*TASK PROMPT*:
The lines from the top of the material through the line with "var affectTicks = [3.0, 3.5, 4.0];" are to be set down exactly. Leave the pictures out.

++++++++++

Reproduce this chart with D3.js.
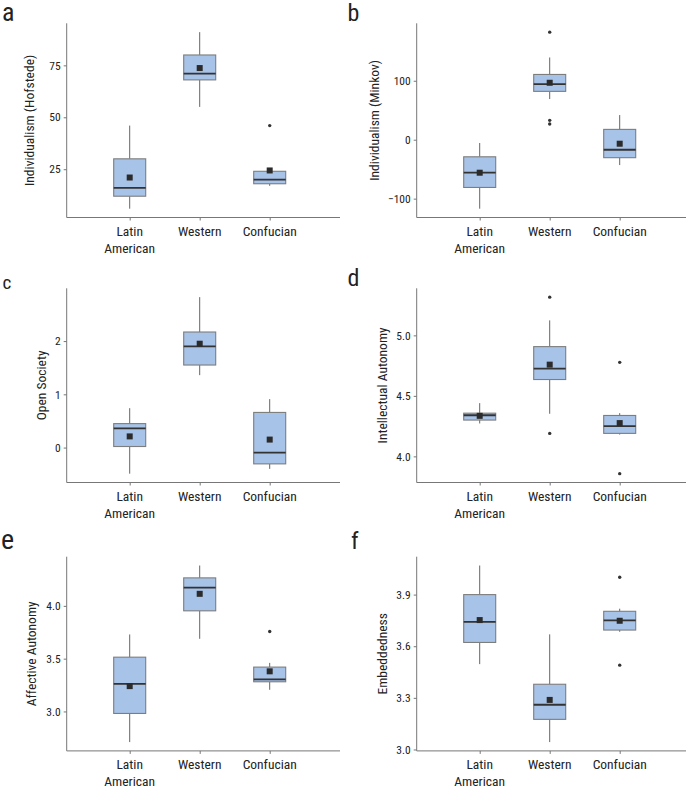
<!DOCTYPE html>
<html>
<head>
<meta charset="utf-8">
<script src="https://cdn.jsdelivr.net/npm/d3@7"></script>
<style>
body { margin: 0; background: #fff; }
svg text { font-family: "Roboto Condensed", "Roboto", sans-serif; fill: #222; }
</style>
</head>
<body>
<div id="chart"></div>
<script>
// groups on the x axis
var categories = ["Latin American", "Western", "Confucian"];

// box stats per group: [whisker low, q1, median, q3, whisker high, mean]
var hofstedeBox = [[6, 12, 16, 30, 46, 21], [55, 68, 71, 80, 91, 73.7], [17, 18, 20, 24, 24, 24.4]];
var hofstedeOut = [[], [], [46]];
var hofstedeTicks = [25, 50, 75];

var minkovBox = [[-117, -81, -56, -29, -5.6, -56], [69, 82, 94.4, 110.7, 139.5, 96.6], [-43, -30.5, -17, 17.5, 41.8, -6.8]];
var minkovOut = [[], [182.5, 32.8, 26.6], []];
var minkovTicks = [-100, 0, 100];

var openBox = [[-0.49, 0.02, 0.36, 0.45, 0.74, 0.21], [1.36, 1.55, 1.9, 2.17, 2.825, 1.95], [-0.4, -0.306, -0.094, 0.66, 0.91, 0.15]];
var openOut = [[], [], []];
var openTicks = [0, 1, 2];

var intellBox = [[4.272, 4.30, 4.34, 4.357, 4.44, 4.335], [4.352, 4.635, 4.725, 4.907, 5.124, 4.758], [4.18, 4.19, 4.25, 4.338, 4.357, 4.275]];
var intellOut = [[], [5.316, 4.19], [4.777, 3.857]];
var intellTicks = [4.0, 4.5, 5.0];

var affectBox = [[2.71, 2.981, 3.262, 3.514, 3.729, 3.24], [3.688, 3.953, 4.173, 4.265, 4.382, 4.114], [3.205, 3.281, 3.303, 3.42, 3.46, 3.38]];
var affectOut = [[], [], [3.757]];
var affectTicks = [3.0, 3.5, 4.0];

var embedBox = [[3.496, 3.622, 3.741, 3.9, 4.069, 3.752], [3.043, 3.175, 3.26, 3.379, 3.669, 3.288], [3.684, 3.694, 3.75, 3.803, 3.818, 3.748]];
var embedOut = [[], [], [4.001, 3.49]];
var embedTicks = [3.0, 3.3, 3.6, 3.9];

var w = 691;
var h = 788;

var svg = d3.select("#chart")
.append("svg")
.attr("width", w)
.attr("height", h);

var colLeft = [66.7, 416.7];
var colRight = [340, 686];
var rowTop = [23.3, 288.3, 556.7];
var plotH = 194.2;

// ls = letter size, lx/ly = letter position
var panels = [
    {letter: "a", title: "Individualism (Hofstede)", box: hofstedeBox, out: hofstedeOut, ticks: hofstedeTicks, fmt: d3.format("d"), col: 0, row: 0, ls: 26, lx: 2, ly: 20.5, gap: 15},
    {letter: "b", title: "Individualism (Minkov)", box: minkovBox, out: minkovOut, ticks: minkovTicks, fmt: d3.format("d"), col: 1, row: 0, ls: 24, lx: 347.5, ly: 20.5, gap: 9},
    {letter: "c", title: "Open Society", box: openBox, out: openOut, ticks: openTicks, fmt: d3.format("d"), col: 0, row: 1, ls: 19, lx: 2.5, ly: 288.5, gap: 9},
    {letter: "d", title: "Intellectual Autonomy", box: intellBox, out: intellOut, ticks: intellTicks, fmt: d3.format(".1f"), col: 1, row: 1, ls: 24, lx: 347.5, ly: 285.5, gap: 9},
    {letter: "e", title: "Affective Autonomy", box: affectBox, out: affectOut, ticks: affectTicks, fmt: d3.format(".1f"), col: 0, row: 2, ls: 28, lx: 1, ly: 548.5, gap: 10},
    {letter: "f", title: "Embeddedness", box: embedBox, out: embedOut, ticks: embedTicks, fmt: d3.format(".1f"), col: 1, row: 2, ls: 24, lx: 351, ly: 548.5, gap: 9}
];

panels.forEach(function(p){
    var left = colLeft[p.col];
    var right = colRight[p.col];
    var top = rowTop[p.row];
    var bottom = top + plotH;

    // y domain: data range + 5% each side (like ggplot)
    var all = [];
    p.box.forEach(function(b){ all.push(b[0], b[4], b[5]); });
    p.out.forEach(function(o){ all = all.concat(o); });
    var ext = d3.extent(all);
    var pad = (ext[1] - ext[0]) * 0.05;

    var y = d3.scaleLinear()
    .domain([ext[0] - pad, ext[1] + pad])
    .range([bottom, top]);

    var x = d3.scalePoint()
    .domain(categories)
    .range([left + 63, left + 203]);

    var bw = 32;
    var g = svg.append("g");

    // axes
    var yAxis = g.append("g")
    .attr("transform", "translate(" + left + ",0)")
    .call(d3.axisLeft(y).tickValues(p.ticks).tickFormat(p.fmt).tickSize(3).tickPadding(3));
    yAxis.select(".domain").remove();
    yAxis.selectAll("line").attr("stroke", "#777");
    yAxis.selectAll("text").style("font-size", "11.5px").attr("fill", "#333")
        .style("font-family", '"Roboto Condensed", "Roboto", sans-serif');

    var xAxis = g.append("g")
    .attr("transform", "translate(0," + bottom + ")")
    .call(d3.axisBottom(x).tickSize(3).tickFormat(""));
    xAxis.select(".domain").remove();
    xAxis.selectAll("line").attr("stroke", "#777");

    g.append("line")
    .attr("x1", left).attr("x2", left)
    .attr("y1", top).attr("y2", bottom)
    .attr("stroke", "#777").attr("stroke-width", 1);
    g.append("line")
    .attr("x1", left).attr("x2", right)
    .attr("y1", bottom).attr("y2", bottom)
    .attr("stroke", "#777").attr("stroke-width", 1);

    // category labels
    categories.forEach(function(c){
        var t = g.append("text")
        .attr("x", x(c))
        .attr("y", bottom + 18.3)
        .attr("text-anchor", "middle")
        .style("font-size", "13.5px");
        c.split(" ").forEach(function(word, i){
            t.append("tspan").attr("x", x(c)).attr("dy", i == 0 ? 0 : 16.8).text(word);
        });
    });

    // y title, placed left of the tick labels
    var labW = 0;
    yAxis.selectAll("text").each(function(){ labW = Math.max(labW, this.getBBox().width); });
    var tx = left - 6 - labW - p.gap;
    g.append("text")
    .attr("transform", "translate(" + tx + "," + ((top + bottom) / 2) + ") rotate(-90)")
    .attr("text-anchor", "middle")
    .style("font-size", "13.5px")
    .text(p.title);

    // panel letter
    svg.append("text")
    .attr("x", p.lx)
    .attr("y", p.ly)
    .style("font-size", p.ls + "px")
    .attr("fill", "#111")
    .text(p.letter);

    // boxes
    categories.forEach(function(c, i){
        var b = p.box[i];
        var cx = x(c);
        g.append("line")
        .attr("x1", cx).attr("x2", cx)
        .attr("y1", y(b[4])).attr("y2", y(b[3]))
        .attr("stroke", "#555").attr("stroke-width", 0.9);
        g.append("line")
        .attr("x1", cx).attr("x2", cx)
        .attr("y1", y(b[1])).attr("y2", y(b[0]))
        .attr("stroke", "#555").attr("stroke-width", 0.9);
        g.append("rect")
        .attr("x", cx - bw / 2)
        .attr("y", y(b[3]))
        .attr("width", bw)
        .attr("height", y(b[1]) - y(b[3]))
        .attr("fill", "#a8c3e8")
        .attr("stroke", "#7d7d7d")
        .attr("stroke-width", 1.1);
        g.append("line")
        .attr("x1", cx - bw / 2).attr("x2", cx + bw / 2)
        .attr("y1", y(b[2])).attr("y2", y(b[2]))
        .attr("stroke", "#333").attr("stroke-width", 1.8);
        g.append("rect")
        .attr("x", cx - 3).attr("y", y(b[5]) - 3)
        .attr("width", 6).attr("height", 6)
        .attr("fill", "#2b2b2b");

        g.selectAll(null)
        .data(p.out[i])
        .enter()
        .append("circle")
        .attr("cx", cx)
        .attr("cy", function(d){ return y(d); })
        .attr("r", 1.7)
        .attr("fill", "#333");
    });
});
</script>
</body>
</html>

++++++++++

*RESPONSE*:
Reproduce this chart with D3.js.
<!DOCTYPE html>
<html>
<head>
<meta charset="utf-8">
<script src="https://cdn.jsdelivr.net/npm/d3@7"></script>
<style>
body { margin: 0; background: #fff; }
svg text { font-family: "Roboto Condensed", "Roboto", sans-serif; fill: #222; }
</style>
</head>
<body>
<div id="chart"></div>
<script>
// groups on the x axis
var categories = ["Latin American", "Western", "Confucian"];

// box stats per group: [whisker low, q1, median, q3, whisker high, mean]
var hofstedeBox = [[6, 12, 16, 30, 46, 21], [55, 68, 71, 80, 91, 73.7], [17, 18, 20, 24, 24, 24.4]];
var hofstedeOut = [[], [], [46]];
var hofstedeTicks = [25, 50, 75];

var minkovBox = [[-117, -81, -56, -29, -5.6, -56], [69, 82, 94.4, 110.7, 139.5, 96.6], [-43, -30.5, -17, 17.5, 41.8, -6.8]];
var minkovOut = [[], [182.5, 32.8, 26.6], []];
var minkovTicks = [-100, 0, 100];

var openBox = [[-0.49, 0.02, 0.36, 0.45, 0.74, 0.21], [1.36, 1.55, 1.9, 2.17, 2.825, 1.95], [-0.4, -0.306, -0.094, 0.66, 0.91, 0.15]];
var openOut = [[], [], []];
var openTicks = [0, 1, 2];

var intellBox = [[4.272, 4.30, 4.34, 4.357, 4.44, 4.335], [4.352, 4.635, 4.725, 4.907, 5.124, 4.758], [4.18, 4.19, 4.25, 4.338, 4.357, 4.275]];
var intellOut = [[], [5.316, 4.19], [4.777, 3.857]];
var intellTicks = [4.0, 4.5, 5.0];

var affectBox = [[2.71, 2.981, 3.262, 3.514, 3.729, 3.24], [3.688, 3.953, 4.173, 4.265, 4.382, 4.114], [3.205, 3.281, 3.303, 3.42, 3.46, 3.38]];
var affectOut = [[], [], [3.757]];
var affectTicks = [3.0, 3.5, 4.0];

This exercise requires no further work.